Tuple[DataFrame, Dict[str, object]]

analysis.explain(data, encoded_data, predictions, timeseries_settings, analysis, target_name, target_dtype, positive_domain, anomaly_detection, pred_args, explainer_blocks=[], ts_analysis={})[source]

This procedure runs at the end of every normal .predict() call. Its goal is to generate prediction insights, potentially using information generated at the model analysis stage (e.g. confidence estimation).

As in analysis(), any user-specified analysis blocks (see class BaseAnalysisBlock) are also called here.

Returns

row_insights: a DataFrame containing predictions and all generated insights at a row-level.

analysis.model_analyzer(predictor, data, train_data, stats_info, target, tss, dtype_dict, accuracy_functions, ts_analysis, analysis_blocks=[])[source]
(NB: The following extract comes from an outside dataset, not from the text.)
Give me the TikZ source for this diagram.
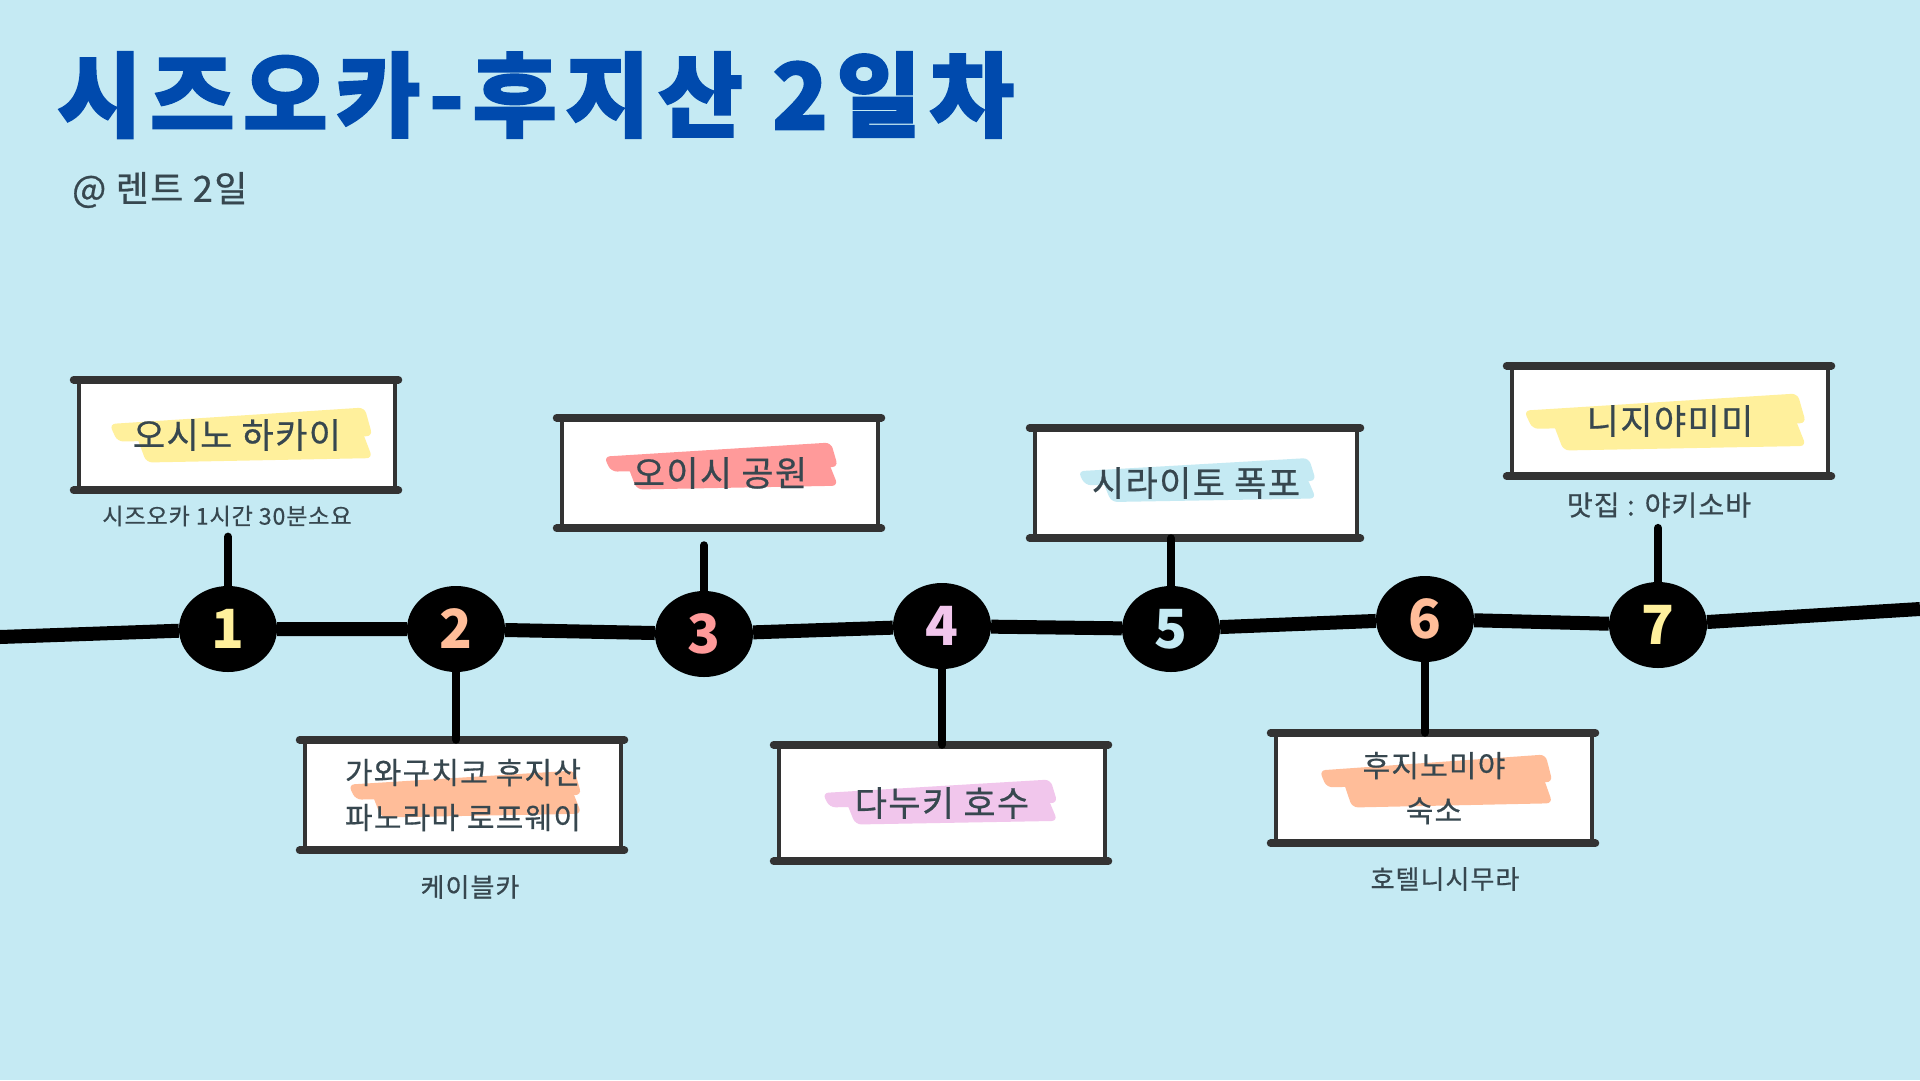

Analyses model on a validation subset to evaluate accuracy, estimate feature importance and generate a calibration model to estimating confidence in future predictions.

Additionally, any user-specified analysis blocks (see class BaseAnalysisBlock) are also called here.

Return type

Tuple[ModelAnalysis, Dict[str, object]]

Returns

runtime_analyzer: This dictionary object gets populated in a sequential fashion with data generated from any .analyze() block call. This dictionary object is stored in the predictor itself, and used when calling the .explain() method of all analysis blocks when generating predictions.

model_analysis: ModelAnalysis object that contains core analysis metrics, not necessarily needed when predicting.